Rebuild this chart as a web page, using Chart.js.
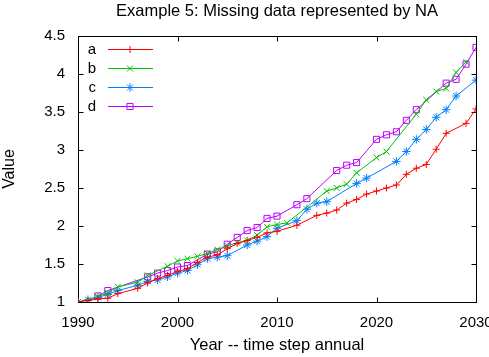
<!DOCTYPE html>
<html><head><meta charset="utf-8">
<script src="https://cdn.jsdelivr.net/npm/chart.js@4/dist/chart.umd.min.js"></script>
<style>html,body{margin:0;padding:0;background:#fff}#wrap{width:489px;height:357px}</style>
</head><body><div id="wrap"><canvas id="c" width="489" height="357"></canvas></div>
<script>
const titleText = 'Example 5: Missing data represented by NA';
const xTitle = 'Year -- time step annual';
const yTitle = 'Value';
const years = [1990,1991,1992,1993,1994,1995,1996,1997,1998,1999,2000,2001,2002,2003,2004,2005,2006,2007,2008,2009,2010,2011,2012,2013,2014,2015,2016,2017,2018,2019,2020,2021,2022,2023,2024,2025,2026,2027,2028,2029,2030];
const seriesNames = ['a','b','c','d'];
const seriesA = [1.00,1.02,1.04,1.05,1.11,null,1.18,1.25,1.31,1.35,1.40,1.44,1.52,1.59,1.62,1.70,1.77,1.81,1.85,1.91,1.93,null,2.01,null,2.14,2.17,2.21,2.30,2.35,2.42,2.46,2.50,2.54,2.68,2.76,2.81,3.01,3.22,null,3.35,3.54];
const seriesB = [1.00,null,1.07,1.12,1.20,null,1.26,1.35,null,1.47,1.54,1.57,1.60,1.64,1.69,1.74,1.78,1.81,1.88,1.99,2.02,2.04,null,null,null,2.46,2.50,2.55,2.70,null,2.90,2.98,null,null,3.47,3.66,3.77,3.81,4.02,4.16,null];
const seriesC = [1.00,1.03,1.06,1.10,1.15,null,1.22,1.27,1.29,1.33,1.38,1.415,1.49,1.57,1.59,1.61,null,1.75,1.80,1.86,1.97,null,2.07,2.22,2.30,2.32,null,null,2.56,2.63,null,null,2.85,2.98,3.14,3.27,3.43,3.53,3.71,null,3.92];
const seriesD = [null,null,1.08,1.15,null,null,null,1.33,1.38,1.415,1.46,1.48,null,1.63,1.66,1.76,1.85,1.94,1.98,2.10,2.13,null,2.28,2.36,null,null,2.73,2.80,2.835,null,3.14,3.20,3.24,3.39,3.53,null,null,3.88,3.93,4.13,4.35];
const xTicks = [1990,2000,2010,2020,2030];
const yTicks = [1,1.5,2,2.5,3,3.5,4,4.5];

const colors = ['#ff0000','#00c000','#0080ff','#c000ff'];
const styles = ['cross','crossRot','star','rect'];
const radii = [3.5,4.2,4.2,4.3];
const allSeries = [seriesA,seriesB,seriesC,seriesD];
const FONT = "'Liberation Sans', Arial, sans-serif";

Chart.defaults.font.family = FONT;
Chart.defaults.font.size = 15;
Chart.defaults.color = '#000';

const datasets = allSeries.map((s,i)=>({
  label: seriesNames[i],
  data: years.map((y,j)=>({x:y, y:s[j]})),
  borderColor: colors[i],
  backgroundColor: 'rgba(0,0,0,0)',
  borderWidth: 1,
  pointStyle: styles[i],
  pointRadius: radii[i],
  pointBorderWidth: 1,
  pointBorderColor: colors[i],
  pointBackgroundColor: 'rgba(0,0,0,0)',
  spanGaps: true,
  tension: 0,
  fill: false
}));

const frame = {
  id: 'frame',
  beforeDatasetsDraw(chart){
    const {ctx, chartArea:a, scales} = chart;
    const L = Math.round(a.left)+0.5, R = Math.round(a.right)+0.5, T = Math.round(a.top)+0.5, B = Math.round(a.bottom)+0.5;
    ctx.save();
    ctx.strokeStyle = '#000'; ctx.lineWidth = 1;
    ctx.strokeRect(L, T, R-L, B-T);
    const tl = 5;
    ctx.beginPath();
    xTicks.forEach(v=>{
      const px = Math.round(scales.x.getPixelForValue(v))+0.5;
      ctx.moveTo(px,B); ctx.lineTo(px,B-tl);
      ctx.moveTo(px,T); ctx.lineTo(px,T+tl);
    });
    yTicks.forEach(v=>{
      const py = Math.round(scales.y.getPixelForValue(v))+0.5;
      ctx.moveTo(L,py); ctx.lineTo(L+tl,py);
      ctx.moveTo(R,py); ctx.lineTo(R-tl,py);
    });
    ctx.stroke();
    // title centred over the plot area
    ctx.fillStyle = '#000';
    ctx.font = "16.5px " + FONT;
    ctx.textAlign = 'center'; ctx.textBaseline = 'middle';
    ctx.fillText(titleText, (a.left + a.right) / 2, 11);
    ctx.restore();
  },
  afterDatasetsDraw(chart){
    const {ctx, chartArea:a} = chart;
    ctx.save();
    ctx.font = "15px " + FONT;
    ctx.textAlign = 'right'; ctx.textBaseline = 'middle';
    seriesNames.forEach((n,i)=>{
      const y = Math.round(a.top + 13 + i*19)+0.5;
      ctx.fillStyle = '#000';
      ctx.fillText(n, a.left + 18, y);
      ctx.strokeStyle = colors[i]; ctx.lineWidth = 1;
      ctx.beginPath(); ctx.moveTo(a.left+30, y); ctx.lineTo(a.left+75, y); ctx.stroke();
      ctx.fillStyle = 'rgba(0,0,0,0)';
      ctx.strokeStyle = colors[i];
      Chart.helpers.drawPoint(ctx, {pointStyle: styles[i], radius: radii[i], borderWidth: 1, rotation: 0}, a.left+52, y);
    });
    ctx.restore();
  }
};

new Chart(document.getElementById('c'), {
  type: 'line',
  data: { datasets },
  plugins: [frame],
  options: {
    responsive: false,
    animation: false,
    devicePixelRatio: 1,
    layout: { padding: { left: 0, right: 13, top: 36, bottom: 0 } },
    plugins: {
      legend: { display: false },
      tooltip: { enabled: false },
      title: { display: false }
    },
    scales: {
      x: {
        type: 'linear', min: 1990, max: 2030,
        afterBuildTicks: s => { s.ticks = xTicks.map(v=>({value:v})); },
        afterFit: s => { s.height = 55; s.paddingLeft = 0; s.paddingRight = 0; },
        grid: { display: false, drawTicks: false },
        border: { display: false },
        ticks: { padding: 12, maxRotation: 0, autoSkip: false, callback: v => String(v) },
        title: { display: true, text: xTitle, font: { size: 16.5 }, padding: { top: 1, bottom: 2 } }
      },
      y: {
        type: 'linear', min: 1, max: 4.5,
        afterBuildTicks: s => { s.ticks = yTicks.map(v=>({value:v})); },
        afterFit: s => { s.width = 78; s.paddingTop = 0; s.paddingBottom = 0; },
        grid: { display: false, drawTicks: false },
        border: { display: false },
        ticks: { padding: 13, autoSkip: false, callback: v => String(v) },
        title: { display: true, text: yTitle, font: { size: 16 }, padding: { top: 0, bottom: 0 } }
      }
    }
  }
});
</script></body></html>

▶ **BRIEF**:
Copy each line in full and exactly, omitting any picture.

▶ **RESPONSE BELOW**:
Rebuild this chart as a web page, using Chart.js.
<!DOCTYPE html>
<html><head><meta charset="utf-8">
<script src="https://cdn.jsdelivr.net/npm/chart.js@4/dist/chart.umd.min.js"></script>
<style>html,body{margin:0;padding:0;background:#fff}#wrap{width:489px;height:357px}</style>
</head><body><div id="wrap"><canvas id="c" width="489" height="357"></canvas></div>
<script>
const titleText = 'Example 5: Missing data represented by NA';
const xTitle = 'Year -- time step annual';
const yTitle = 'Value';
const years = [1990,1991,1992,1993,1994,1995,1996,1997,1998,1999,2000,2001,2002,2003,2004,2005,2006,2007,2008,2009,2010,2011,2012,2013,2014,2015,2016,2017,2018,2019,2020,2021,2022,2023,2024,2025,2026,2027,2028,2029,2030];
const seriesNames = ['a','b','c','d'];
const seriesA = [1.00,1.02,1.04,1.05,1.11,null,1.18,1.25,1.31,1.35,1.40,1.44,1.52,1.59,1.62,1.70,1.77,1.81,1.85,1.91,1.93,null,2.01,null,2.14,2.17,2.21,2.30,2.35,2.42,2.46,2.50,2.54,2.68,2.76,2.81,3.01,3.22,null,3.35,3.54];
const seriesB = [1.00,null,1.07,1.12,1.20,null,1.26,1.35,null,1.47,1.54,1.57,1.60,1.64,1.69,1.74,1.78,1.81,1.88,1.99,2.02,2.04,null,null,null,2.46,2.50,2.55,2.70,null,2.90,2.98,null,null,3.47,3.66,3.77,3.81,4.02,4.16,null];
const seriesC = [1.00,1.03,1.06,1.10,1.15,null,1.22,1.27,1.29,1.33,1.38,1.415,1.49,1.57,1.59,1.61,null,1.75,1.80,1.86,1.97,null,2.07,2.22,2.30,2.32,null,null,2.56,2.63,null,null,2.85,2.98,3.14,3.27,3.43,3.53,3.71,null,3.92];
const seriesD = [null,null,1.08,1.15,null,null,null,1.33,1.38,1.415,1.46,1.48,null,1.63,1.66,1.76,1.85,1.94,1.98,2.10,2.13,null,2.28,2.36,null,null,2.73,2.80,2.835,null,3.14,3.20,3.24,3.39,3.53,null,null,3.88,3.93,4.13,4.35];
const xTicks = [1990,2000,2010,2020,2030];
const yTicks = [1,1.5,2,2.5,3,3.5,4,4.5];

const colors = ['#ff0000','#00c000','#0080ff','#c000ff'];
const styles = ['cross','crossRot','star','rect'];
const radii = [3.5,4.2,4.2,4.3];
const allSeries = [seriesA,seriesB,seriesC,seriesD];
const FONT = "'Liberation Sans', Arial, sans-serif";

Chart.defaults.font.family = FONT;
Chart.defaults.font.size = 15;
Chart.defaults.color = '#000';

const datasets = allSeries.map((s,i)=>({
  label: seriesNames[i],
  data: years.map((y,j)=>({x:y, y:s[j]})),
  borderColor: colors[i],
  backgroundColor: 'rgba(0,0,0,0)',
  borderWidth: 1,
  pointStyle: styles[i],
  pointRadius: radii[i],
  pointBorderWidth: 1,
  pointBorderColor: colors[i],
  pointBackgroundColor: 'rgba(0,0,0,0)',
  spanGaps: true,
  tension: 0,
  fill: false
}));

const frame = {
  id: 'frame',
  beforeDatasetsDraw(chart){
    const {ctx, chartArea:a, scales} = chart;
    const L = Math.round(a.left)+0.5, R = Math.round(a.right)+0.5, T = Math.round(a.top)+0.5, B = Math.round(a.bottom)+0.5;
    ctx.save();
    ctx.strokeStyle = '#000'; ctx.lineWidth = 1;
    ctx.strokeRect(L, T, R-L, B-T);
    const tl = 5;
    ctx.beginPath();
    xTicks.forEach(v=>{
      const px = Math.round(scales.x.getPixelForValue(v))+0.5;
      ctx.moveTo(px,B); ctx.lineTo(px,B-tl);
      ctx.moveTo(px,T); ctx.lineTo(px,T+tl);
    });
    yTicks.forEach(v=>{
      const py = Math.round(scales.y.getPixelForValue(v))+0.5;
      ctx.moveTo(L,py); ctx.lineTo(L+tl,py);
      ctx.moveTo(R,py); ctx.lineTo(R-tl,py);
    });
    ctx.stroke();
    // title centred over the plot area
    ctx.fillStyle = '#000';
    ctx.font = "16.5px " + FONT;
    ctx.textAlign = 'center'; ctx.textBaseline = 'middle';
    ctx.fillText(titleText, (a.left + a.right) / 2, 11);
    ctx.restore();
  },
  afterDatasetsDraw(chart){
    const {ctx, chartArea:a} = chart;
    ctx.save();
    ctx.font = "15px " + FONT;
    ctx.textAlign = 'right'; ctx.textBaseline = 'middle';
    seriesNames.forEach((n,i)=>{
      const y = Math.round(a.top + 13 + i*19)+0.5;
      ctx.fillStyle = '#000';
      ctx.fillText(n, a.left + 18, y);
      ctx.strokeStyle = colors[i]; ctx.lineWidth = 1;
      ctx.beginPath(); ctx.moveTo(a.left+30, y); ctx.lineTo(a.left+75, y); ctx.stroke();
      ctx.fillStyle = 'rgba(0,0,0,0)';
      ctx.strokeStyle = colors[i];
      Chart.helpers.drawPoint(ctx, {pointStyle: styles[i], radius: radii[i], borderWidth: 1, rotation: 0}, a.left+52, y);
    });
    ctx.restore();
  }
};

new Chart(document.getElementById('c'), {
  type: 'line',
  data: { datasets },
  plugins: [frame],
  options: {
    responsive: false,
    animation: false,
    devicePixelRatio: 1,
    layout: { padding: { left: 0, right: 13, top: 36, bottom: 0 } },
    plugins: {
      legend: { display: false },
      tooltip: { enabled: false },
      title: { display: false }
    },
    scales: {
      x: {
        type: 'linear', min: 1990, max: 2030,
        afterBuildTicks: s => { s.ticks = xTicks.map(v=>({value:v})); },
        afterFit: s => { s.height = 55; s.paddingLeft = 0; s.paddingRight = 0; },
        grid: { display: false, drawTicks: false },
        border: { display: false },
        ticks: { padding: 12, maxRotation: 0, autoSkip: false, callback: v => String(v) },
        title: { display: true, text: xTitle, font: { size: 16.5 }, padding: { top: 1, bottom: 2 } }
      },
      y: {
        type: 'linear', min: 1, max: 4.5,
        afterBuildTicks: s => { s.ticks = yTicks.map(v=>({value:v})); },
        afterFit: s => { s.width = 78; s.paddingTop = 0; s.paddingBottom = 0; },
        grid: { display: false, drawTicks: false },
        border: { display: false },
        ticks: { padding: 13, autoSkip: false, callback: v => String(v) },
        title: { display: true, text: yTitle, font: { size: 16 }, padding: { top: 0, bottom: 0 } }
      }
    }
  }
});
</script></body></html>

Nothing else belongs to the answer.